**The data:**
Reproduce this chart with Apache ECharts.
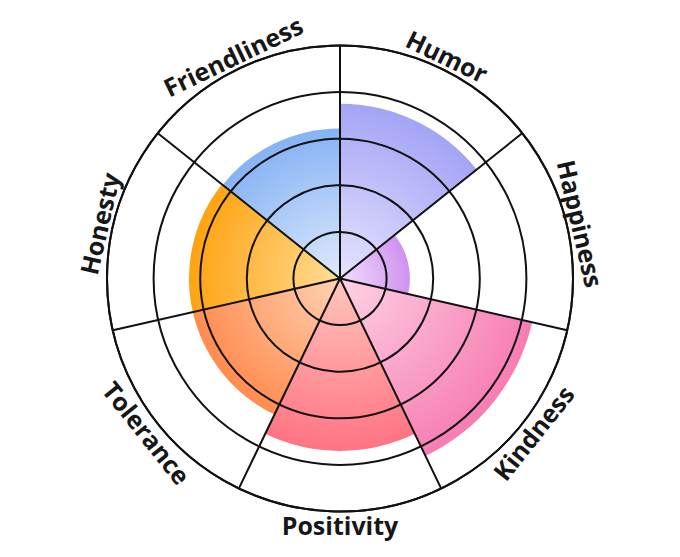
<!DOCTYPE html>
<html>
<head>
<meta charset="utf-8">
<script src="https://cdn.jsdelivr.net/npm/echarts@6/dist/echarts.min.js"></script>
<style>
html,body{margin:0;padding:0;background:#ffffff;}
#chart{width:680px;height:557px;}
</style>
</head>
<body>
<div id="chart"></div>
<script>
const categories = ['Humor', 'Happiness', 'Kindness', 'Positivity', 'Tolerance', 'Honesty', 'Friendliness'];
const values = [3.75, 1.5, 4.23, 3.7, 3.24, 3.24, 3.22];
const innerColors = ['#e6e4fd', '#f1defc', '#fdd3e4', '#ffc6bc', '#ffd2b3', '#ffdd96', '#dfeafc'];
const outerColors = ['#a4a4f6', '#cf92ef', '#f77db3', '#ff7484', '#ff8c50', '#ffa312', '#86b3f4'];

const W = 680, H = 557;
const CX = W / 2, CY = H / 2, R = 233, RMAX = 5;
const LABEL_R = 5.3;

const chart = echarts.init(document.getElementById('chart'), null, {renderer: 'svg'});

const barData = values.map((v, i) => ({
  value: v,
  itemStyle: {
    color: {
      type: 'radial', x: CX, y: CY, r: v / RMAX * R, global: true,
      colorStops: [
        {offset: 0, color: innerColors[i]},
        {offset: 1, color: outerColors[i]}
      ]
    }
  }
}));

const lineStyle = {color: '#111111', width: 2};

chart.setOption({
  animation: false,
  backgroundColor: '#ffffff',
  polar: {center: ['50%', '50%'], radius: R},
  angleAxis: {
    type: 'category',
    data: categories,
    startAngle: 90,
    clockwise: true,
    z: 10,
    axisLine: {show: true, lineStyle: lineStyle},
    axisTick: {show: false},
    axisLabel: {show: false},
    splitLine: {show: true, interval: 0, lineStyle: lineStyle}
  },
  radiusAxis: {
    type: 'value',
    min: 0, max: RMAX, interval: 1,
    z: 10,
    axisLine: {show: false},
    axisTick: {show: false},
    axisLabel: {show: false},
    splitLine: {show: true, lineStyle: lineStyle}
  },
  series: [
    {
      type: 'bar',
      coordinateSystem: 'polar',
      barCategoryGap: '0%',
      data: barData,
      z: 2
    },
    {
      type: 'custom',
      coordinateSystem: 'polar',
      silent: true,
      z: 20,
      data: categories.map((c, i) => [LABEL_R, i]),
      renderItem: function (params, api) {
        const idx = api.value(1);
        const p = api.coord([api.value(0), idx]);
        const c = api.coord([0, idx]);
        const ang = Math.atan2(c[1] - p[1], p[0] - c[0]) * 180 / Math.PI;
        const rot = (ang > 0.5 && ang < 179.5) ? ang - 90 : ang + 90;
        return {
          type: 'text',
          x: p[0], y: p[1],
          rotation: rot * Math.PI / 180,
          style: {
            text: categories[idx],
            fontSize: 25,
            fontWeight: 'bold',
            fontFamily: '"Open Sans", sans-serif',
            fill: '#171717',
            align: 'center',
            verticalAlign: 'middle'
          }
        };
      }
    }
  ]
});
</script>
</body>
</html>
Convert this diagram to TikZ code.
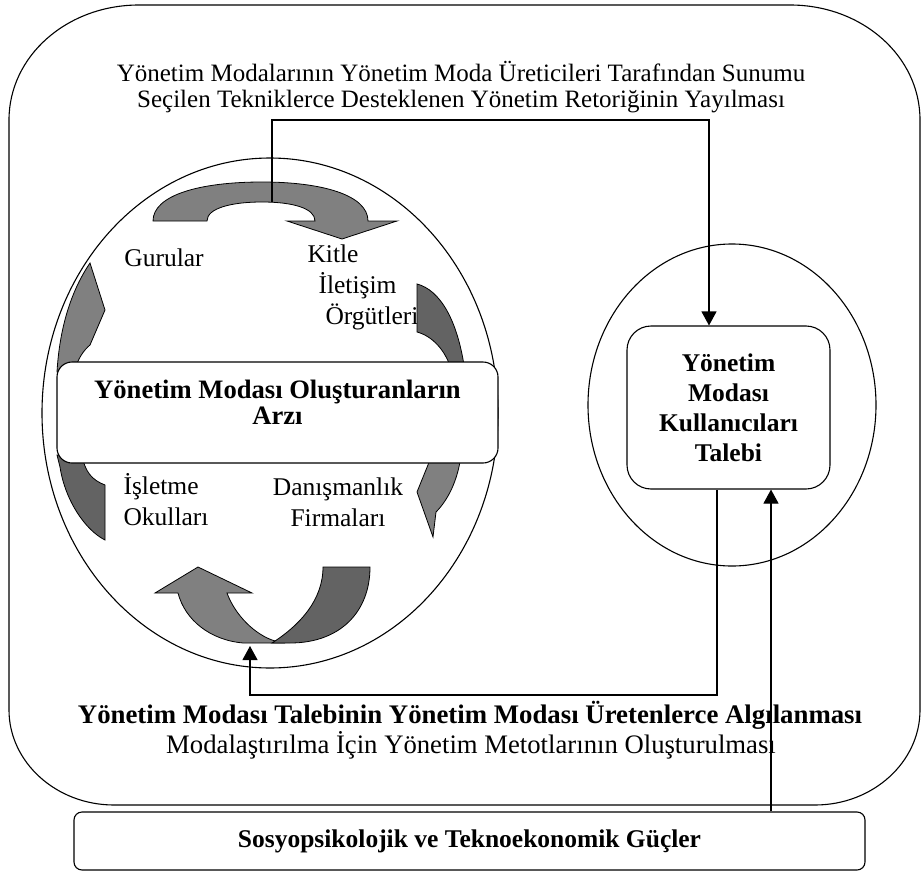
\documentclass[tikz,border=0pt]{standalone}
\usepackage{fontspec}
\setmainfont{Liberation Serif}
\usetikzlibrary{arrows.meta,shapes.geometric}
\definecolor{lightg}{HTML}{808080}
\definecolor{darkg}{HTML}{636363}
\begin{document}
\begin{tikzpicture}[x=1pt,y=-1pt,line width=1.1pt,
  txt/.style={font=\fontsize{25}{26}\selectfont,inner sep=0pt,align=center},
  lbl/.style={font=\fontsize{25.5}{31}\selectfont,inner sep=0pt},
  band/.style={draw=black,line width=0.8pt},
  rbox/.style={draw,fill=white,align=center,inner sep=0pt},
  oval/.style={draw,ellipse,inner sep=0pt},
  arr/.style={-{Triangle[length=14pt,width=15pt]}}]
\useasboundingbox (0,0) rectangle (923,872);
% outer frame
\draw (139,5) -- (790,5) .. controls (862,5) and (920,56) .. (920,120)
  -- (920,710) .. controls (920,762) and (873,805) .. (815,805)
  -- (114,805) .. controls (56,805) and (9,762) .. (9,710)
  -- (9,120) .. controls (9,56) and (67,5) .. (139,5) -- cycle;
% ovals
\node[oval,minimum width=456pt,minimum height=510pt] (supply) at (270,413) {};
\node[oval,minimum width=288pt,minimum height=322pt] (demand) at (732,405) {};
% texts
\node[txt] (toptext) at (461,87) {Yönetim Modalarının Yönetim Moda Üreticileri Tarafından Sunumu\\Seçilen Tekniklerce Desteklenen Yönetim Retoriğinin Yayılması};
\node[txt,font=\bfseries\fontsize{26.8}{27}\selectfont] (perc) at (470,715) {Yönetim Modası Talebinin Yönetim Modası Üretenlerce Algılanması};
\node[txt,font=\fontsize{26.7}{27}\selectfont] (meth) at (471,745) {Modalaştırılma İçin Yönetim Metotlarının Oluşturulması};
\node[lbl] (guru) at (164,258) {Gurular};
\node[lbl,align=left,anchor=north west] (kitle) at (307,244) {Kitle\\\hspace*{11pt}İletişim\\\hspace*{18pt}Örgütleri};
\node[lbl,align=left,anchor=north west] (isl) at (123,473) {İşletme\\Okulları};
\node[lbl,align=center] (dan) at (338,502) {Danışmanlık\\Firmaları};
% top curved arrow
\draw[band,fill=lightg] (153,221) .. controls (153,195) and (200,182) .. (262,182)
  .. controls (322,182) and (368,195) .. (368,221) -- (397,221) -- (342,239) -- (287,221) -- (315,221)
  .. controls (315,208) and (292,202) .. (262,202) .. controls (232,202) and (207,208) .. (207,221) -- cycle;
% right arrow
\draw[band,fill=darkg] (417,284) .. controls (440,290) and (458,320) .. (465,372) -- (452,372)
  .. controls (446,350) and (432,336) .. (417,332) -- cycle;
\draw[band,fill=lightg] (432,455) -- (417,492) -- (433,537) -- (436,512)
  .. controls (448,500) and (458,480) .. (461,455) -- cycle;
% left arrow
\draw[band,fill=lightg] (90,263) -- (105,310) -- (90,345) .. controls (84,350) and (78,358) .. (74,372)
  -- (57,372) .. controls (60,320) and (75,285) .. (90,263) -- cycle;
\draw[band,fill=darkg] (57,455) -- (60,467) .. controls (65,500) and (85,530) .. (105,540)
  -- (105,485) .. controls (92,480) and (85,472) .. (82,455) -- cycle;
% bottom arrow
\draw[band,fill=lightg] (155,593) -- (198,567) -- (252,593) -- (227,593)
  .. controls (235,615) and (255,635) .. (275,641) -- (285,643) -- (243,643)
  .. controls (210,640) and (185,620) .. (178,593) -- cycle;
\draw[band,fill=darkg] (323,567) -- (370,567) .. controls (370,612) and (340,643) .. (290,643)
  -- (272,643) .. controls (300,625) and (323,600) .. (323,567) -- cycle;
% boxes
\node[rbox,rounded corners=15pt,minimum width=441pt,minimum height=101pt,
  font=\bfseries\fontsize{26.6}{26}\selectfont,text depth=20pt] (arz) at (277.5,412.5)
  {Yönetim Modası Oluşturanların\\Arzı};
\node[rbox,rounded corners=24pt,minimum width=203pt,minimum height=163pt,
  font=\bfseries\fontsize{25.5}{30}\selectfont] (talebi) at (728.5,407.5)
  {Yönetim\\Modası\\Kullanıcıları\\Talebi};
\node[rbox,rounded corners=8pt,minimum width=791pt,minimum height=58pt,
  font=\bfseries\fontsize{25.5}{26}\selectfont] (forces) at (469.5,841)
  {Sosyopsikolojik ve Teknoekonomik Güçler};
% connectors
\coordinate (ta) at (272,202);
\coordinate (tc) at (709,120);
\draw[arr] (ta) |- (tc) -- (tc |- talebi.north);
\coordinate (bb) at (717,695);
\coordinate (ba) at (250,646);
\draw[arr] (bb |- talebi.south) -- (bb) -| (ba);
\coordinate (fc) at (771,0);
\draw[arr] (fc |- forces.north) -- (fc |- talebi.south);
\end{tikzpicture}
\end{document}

**What is required:** Copy each line holding the word "this" from the listing above.

**Problem solution:**
Reproduce this chart with Apache ECharts.
Convert this diagram to TikZ code.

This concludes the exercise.